— BEGIN DATASET EXCERPT —

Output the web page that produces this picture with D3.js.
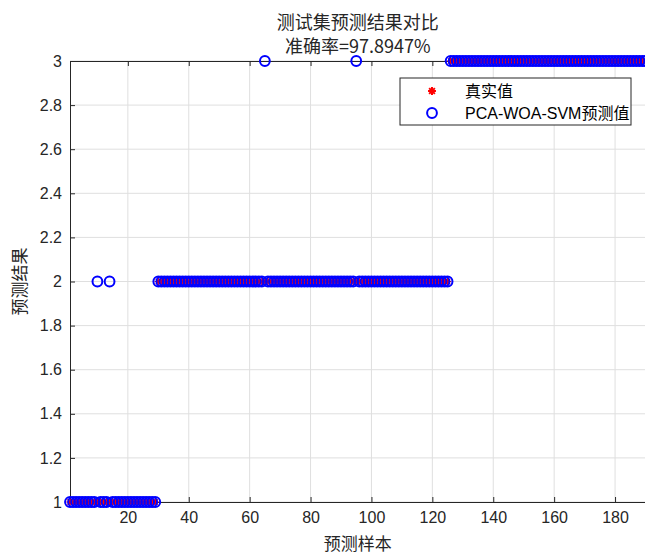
<!DOCTYPE html>
<html>
<head>
<meta charset="utf-8">
<script src="https://cdn.jsdelivr.net/npm/d3@7"></script>
<style>
  body { margin: 0; background: #fff; }
  svg { display: block; }
</style>
</head>
<body>
<div id="chart"></div>
<script>
// classes of the sorted test samples (true label, first/last sample)
const classRanges = [
  { label: 1, from: 1, to: 29 },
  { label: 2, from: 30, to: 125 },
  { label: 3, from: 126, to: 190 }
];
// misclassified samples: index -> predicted label
const errorSamples = [
  { index: 10, pred: 2 },
  { index: 14, pred: 2 },
  { index: 65, pred: 3 },
  { index: 95, pred: 3 }
];
const xTicks = [20, 40, 60, 80, 100, 120, 140, 160, 180];
const yTicks = [1, 1.2, 1.4, 1.6, 1.8, 2, 2.2, 2.4, 2.6, 2.8, 3];
const titleLines = ['测试集预测结果对比', '准确率=97.8947%'];
const legendLabels = ['真实值', 'PCA-WOA-SVM预测值'];

const trueVals = [];
classRanges.forEach(c => {
  for (let i = c.from; i <= c.to; i++) trueVals.push({ i, v: c.label });
});
const predVals = trueVals.map(d => {
  const e = errorSamples.find(x => x.index === d.i);
  return { i: d.i, v: e ? e.pred : d.v };
});

const width = 645, height = 555;
const margin = { top: 61, right: 0, bottom: 53, left: 70 };
const axisColor = '#262626';

const svg = d3.select('#chart').append('svg')
  .attr('width', width)
  .attr('height', height);

const x = d3.scaleLinear().domain([1, 190]).range([margin.left, 645.5]);
const y = d3.scaleLinear().domain([1, 3]).range([height - margin.bottom, margin.top]);

// grid
svg.append('g').selectAll('line.gx')
  .data(xTicks).join('line')
  .attr('x1', d => x(d)).attr('x2', d => x(d))
  .attr('y1', y(1)).attr('y2', y(3))
  .style('stroke', '#dfdfdf').style('stroke-width', 1);
svg.append('g').selectAll('line.gy')
  .data(yTicks).join('line')
  .attr('x1', x(1)).attr('x2', x(190))
  .attr('y1', d => y(d)).attr('y2', d => y(d))
  .style('stroke', '#dfdfdf').style('stroke-width', 1);

// axes (MATLAB style: ticks inward, box on)
const fmt = d => String(+d.toFixed(1));
const xAxis = d3.axisBottom(x).tickValues(xTicks).tickSizeInner(-5).tickSizeOuter(0).tickPadding(10);
const yAxis = d3.axisLeft(y).tickValues(yTicks).tickFormat(fmt).tickSizeInner(-5).tickSizeOuter(0).tickPadding(8);
const xTop = d3.axisTop(x).tickValues(xTicks).tickFormat('').tickSizeInner(-5).tickSizeOuter(0);

function styleAxis(g) {
  g.selectAll('path, line').style('stroke', axisColor).style('stroke-width', 1);
  g.selectAll('text')
    .style('font-family', 'Liberation Sans, Arial, sans-serif')
    .style('font-size', '16px')
    .style('fill', axisColor);
}

svg.append('g').attr('transform', `translate(0,${y(1)})`).call(xAxis).call(styleAxis);
svg.append('g').attr('transform', `translate(${x(1)},0)`).call(yAxis).call(styleAxis);
svg.append('g').attr('transform', `translate(0,${y(3)})`).call(xTop).call(styleAxis);

// true values: red asterisks
const s = 3.6;
const starPath = `M${-s},0L${s},0M0,${-s}L0,${s}` +
  `M${-s * 0.72},${-s * 0.72}L${s * 0.72},${s * 0.72}M${-s * 0.72},${s * 0.72}L${s * 0.72},${-s * 0.72}`;
svg.append('g').selectAll('path')
  .data(trueVals).join('path')
  .attr('transform', d => `translate(${x(d.i)},${y(d.v)})`)
  .attr('d', starPath)
  .style('fill', 'none').style('stroke', '#ff0000').style('stroke-width', 1.2);

// predictions: blue circles
svg.append('g').selectAll('circle')
  .data(predVals).join('circle')
  .attr('cx', d => x(d.i)).attr('cy', d => y(d.v))
  .attr('r', 4.9)
  .style('fill', 'none').style('stroke', '#0000ff').style('stroke-width', 2);

// titles
svg.append('g').selectAll('text')
  .data(titleLines).join('text')
  .attr('x', (x(1) + x(190)) / 2)
  .attr('y', (d, i) => 29 + i * 24)
  .attr('text-anchor', 'middle')
  .text(d => d)
  .style('font-family', 'Noto Sans CJK SC, sans-serif')
  .style('font-size', '18px')
  .style('fill', axisColor);

svg.append('text')
  .attr('x', (x(1) + x(190)) / 2)
  .attr('y', 550)
  .attr('text-anchor', 'middle')
  .text('预测样本')
  .style('font-family', 'Noto Sans CJK SC, sans-serif')
  .style('font-size', '17px')
  .style('fill', axisColor);

svg.append('text')
  .attr('transform', `translate(26,${y(2)}) rotate(-90)`)
  .attr('text-anchor', 'middle')
  .text('预测结果')
  .style('font-family', 'Noto Sans CJK SC, sans-serif')
  .style('font-size', '17px')
  .style('fill', axisColor);

// legend
const lg = svg.append('g').attr('transform', 'translate(400,78)');
lg.append('rect')
  .attr('width', 231).attr('height', 47)
  .style('fill', '#fff').style('stroke', axisColor).style('stroke-width', 1);
lg.append('path')
  .attr('transform', 'translate(32,13) scale(1.1)')
  .attr('d', starPath)
  .style('fill', 'none').style('stroke', '#ff0000').style('stroke-width', 1.8);
lg.append('circle')
  .attr('cx', 32).attr('cy', 35).attr('r', 4.9)
  .style('fill', 'none').style('stroke', '#0000ff').style('stroke-width', 2);
lg.selectAll('text')
  .data(legendLabels).join('text')
  .attr('x', 65)
  .attr('y', (d, i) => 19 + i * 22)
  .text(d => d)
  .style('font-family', 'Liberation Sans, Noto Sans CJK SC, sans-serif')
  .style('font-size', '16px')
  .style('fill', '#000');
</script>
</body>
</html>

— END DATASET EXCERPT —

— TASK DETAILS —
Print out the whole of the material word for word, without pictures.

— REPLY TO THE EXERCISE —
Output the web page that produces this picture with D3.js.
<!DOCTYPE html>
<html>
<head>
<meta charset="utf-8">
<script src="https://cdn.jsdelivr.net/npm/d3@7"></script>
<style>
  body { margin: 0; background: #fff; }
  svg { display: block; }
</style>
</head>
<body>
<div id="chart"></div>
<script>
// classes of the sorted test samples (true label, first/last sample)
const classRanges = [
  { label: 1, from: 1, to: 29 },
  { label: 2, from: 30, to: 125 },
  { label: 3, from: 126, to: 190 }
];
// misclassified samples: index -> predicted label
const errorSamples = [
  { index: 10, pred: 2 },
  { index: 14, pred: 2 },
  { index: 65, pred: 3 },
  { index: 95, pred: 3 }
];
const xTicks = [20, 40, 60, 80, 100, 120, 140, 160, 180];
const yTicks = [1, 1.2, 1.4, 1.6, 1.8, 2, 2.2, 2.4, 2.6, 2.8, 3];
const titleLines = ['测试集预测结果对比', '准确率=97.8947%'];
const legendLabels = ['真实值', 'PCA-WOA-SVM预测值'];

const trueVals = [];
classRanges.forEach(c => {
  for (let i = c.from; i <= c.to; i++) trueVals.push({ i, v: c.label });
});
const predVals = trueVals.map(d => {
  const e = errorSamples.find(x => x.index === d.i);
  return { i: d.i, v: e ? e.pred : d.v };
});

const width = 645, height = 555;
const margin = { top: 61, right: 0, bottom: 53, left: 70 };
const axisColor = '#262626';

const svg = d3.select('#chart').append('svg')
  .attr('width', width)
  .attr('height', height);

const x = d3.scaleLinear().domain([1, 190]).range([margin.left, 645.5]);
const y = d3.scaleLinear().domain([1, 3]).range([height - margin.bottom, margin.top]);

// grid
svg.append('g').selectAll('line.gx')
  .data(xTicks).join('line')
  .attr('x1', d => x(d)).attr('x2', d => x(d))
  .attr('y1', y(1)).attr('y2', y(3))
  .style('stroke', '#dfdfdf').style('stroke-width', 1);
svg.append('g').selectAll('line.gy')
  .data(yTicks).join('line')
  .attr('x1', x(1)).attr('x2', x(190))
  .attr('y1', d => y(d)).attr('y2', d => y(d))
  .style('stroke', '#dfdfdf').style('stroke-width', 1);

// axes (MATLAB style: ticks inward, box on)
const fmt = d => String(+d.toFixed(1));
const xAxis = d3.axisBottom(x).tickValues(xTicks).tickSizeInner(-5).tickSizeOuter(0).tickPadding(10);
const yAxis = d3.axisLeft(y).tickValues(yTicks).tickFormat(fmt).tickSizeInner(-5).tickSizeOuter(0).tickPadding(8);
const xTop = d3.axisTop(x).tickValues(xTicks).tickFormat('').tickSizeInner(-5).tickSizeOuter(0);

function styleAxis(g) {
  g.selectAll('path, line').style('stroke', axisColor).style('stroke-width', 1);
  g.selectAll('text')
    .style('font-family', 'Liberation Sans, Arial, sans-serif')
    .style('font-size', '16px')
    .style('fill', axisColor);
}

svg.append('g').attr('transform', `translate(0,${y(1)})`).call(xAxis).call(styleAxis);
svg.append('g').attr('transform', `translate(${x(1)},0)`).call(yAxis).call(styleAxis);
svg.append('g').attr('transform', `translate(0,${y(3)})`).call(xTop).call(styleAxis);

// true values: red asterisks
const s = 3.6;
const starPath = `M${-s},0L${s},0M0,${-s}L0,${s}` +
  `M${-s * 0.72},${-s * 0.72}L${s * 0.72},${s * 0.72}M${-s * 0.72},${s * 0.72}L${s * 0.72},${-s * 0.72}`;
svg.append('g').selectAll('path')
  .data(trueVals).join('path')
  .attr('transform', d => `translate(${x(d.i)},${y(d.v)})`)
  .attr('d', starPath)
  .style('fill', 'none').style('stroke', '#ff0000').style('stroke-width', 1.2);

// predictions: blue circles
svg.append('g').selectAll('circle')
  .data(predVals).join('circle')
  .attr('cx', d => x(d.i)).attr('cy', d => y(d.v))
  .attr('r', 4.9)
  .style('fill', 'none').style('stroke', '#0000ff').style('stroke-width', 2);

// titles
svg.append('g').selectAll('text')
  .data(titleLines).join('text')
  .attr('x', (x(1) + x(190)) / 2)
  .attr('y', (d, i) => 29 + i * 24)
  .attr('text-anchor', 'middle')
  .text(d => d)
  .style('font-family', 'Noto Sans CJK SC, sans-serif')
  .style('font-size', '18px')
  .style('fill', axisColor);

svg.append('text')
  .attr('x', (x(1) + x(190)) / 2)
  .attr('y', 550)
  .attr('text-anchor', 'middle')
  .text('预测样本')
  .style('font-family', 'Noto Sans CJK SC, sans-serif')
  .style('font-size', '17px')
  .style('fill', axisColor);

svg.append('text')
  .attr('transform', `translate(26,${y(2)}) rotate(-90)`)
  .attr('text-anchor', 'middle')
  .text('预测结果')
  .style('font-family', 'Noto Sans CJK SC, sans-serif')
  .style('font-size', '17px')
  .style('fill', axisColor);

// legend
const lg = svg.append('g').attr('transform', 'translate(400,78)');
lg.append('rect')
  .attr('width', 231).attr('height', 47)
  .style('fill', '#fff').style('stroke', axisColor).style('stroke-width', 1);
lg.append('path')
  .attr('transform', 'translate(32,13) scale(1.1)')
  .attr('d', starPath)
  .style('fill', 'none').style('stroke', '#ff0000').style('stroke-width', 1.8);
lg.append('circle')
  .attr('cx', 32).attr('cy', 35).attr('r', 4.9)
  .style('fill', 'none').style('stroke', '#0000ff').style('stroke-width', 2);
lg.selectAll('text')
  .data(legendLabels).join('text')
  .attr('x', 65)
  .attr('y', (d, i) => 19 + i * 22)
  .text(d => d)
  .style('font-family', 'Liberation Sans, Noto Sans CJK SC, sans-serif')
  .style('font-size', '16px')
  .style('fill', '#000');
</script>
</body>
</html>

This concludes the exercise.